05 July 2022
Many operators in the construction industry still do not understand the rules surrounding the new domestic reverse charge (DRC) and how they apply to their business, despite it being introduced over a year ago.
The DRC, introduced on 1 March 2021, was designed as an anti-fraud measure with the aim of reducing VAT fraud in the construction sector. Where the DRC applies, customers must self-account for the VAT due to HMRC instead of the supplier charging VAT to the customer on their invoice. The reverse charge typically applies to supplies of construction services by sub-contractors to main contractors but can also apply in other cases.
While simple in concept, the DRC rules are complex in the detail and construction and real estate advisers are still seeing a general lack of understanding of the rules across the industry. Over a half of the respondents to a recent RSM poll said that they either had not heard of the DRC or had difficulties operating it. HMRC’s detailed guidance is not straightforward for businesses to navigate and, since the rules were introduced, HMRC has not updated it to reflect the practical issues and challenges faced by taxpayers in implementing the DRC.
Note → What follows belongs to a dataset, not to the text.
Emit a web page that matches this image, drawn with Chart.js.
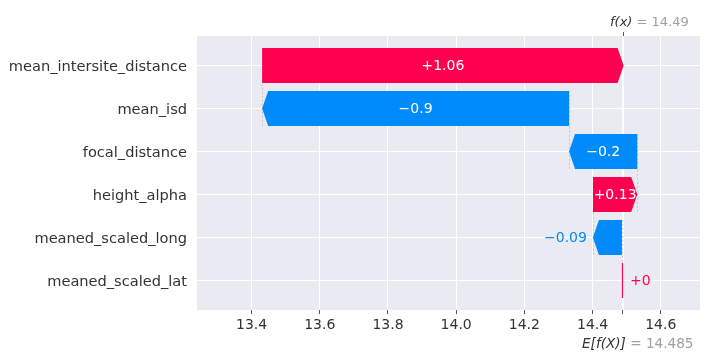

During an initial ‘light touch’ period of six months, HMRC did not seek to levy penalties on taxpayers that had applied the DRC incorrectly, provided that they did not deliberately exploit the rules. However, we are already starting to see HMRC asking questions about how businesses have applied the DRC as part of its VAT return enquiries. Now the new rules have been in place for more than a year, it would be reasonable to expect that HMRC will begin to issue penalties to taxpayers that are found to have made errors.
HMRC’s approach is that the DRC should be the default position and that VAT should not be charged without a specific reason. However, in reality, suppliers are more cautious of not charging VAT. Where there is doubt over whether the DRC applies, many would prefer to charge VAT rather than leave themselves at risk of an assessment for under-declared VAT. This leads to a risk for customers that try to recover the VAT that may have been incorrectly charged.
A lack of understanding of the complex rules means that some construction businesses may have overlooked their responsibilities under the DRC. Similarly, taxpayers that initially concluded that their activities fell outside of the DRC may find that changing circumstances mean they are now caught by the rules. Businesses should continue to review how the DRC applies to them to ensure that they remain compliant and avoid penalties. We would welcome improved and updated guidance from HMRC to support businesses with this.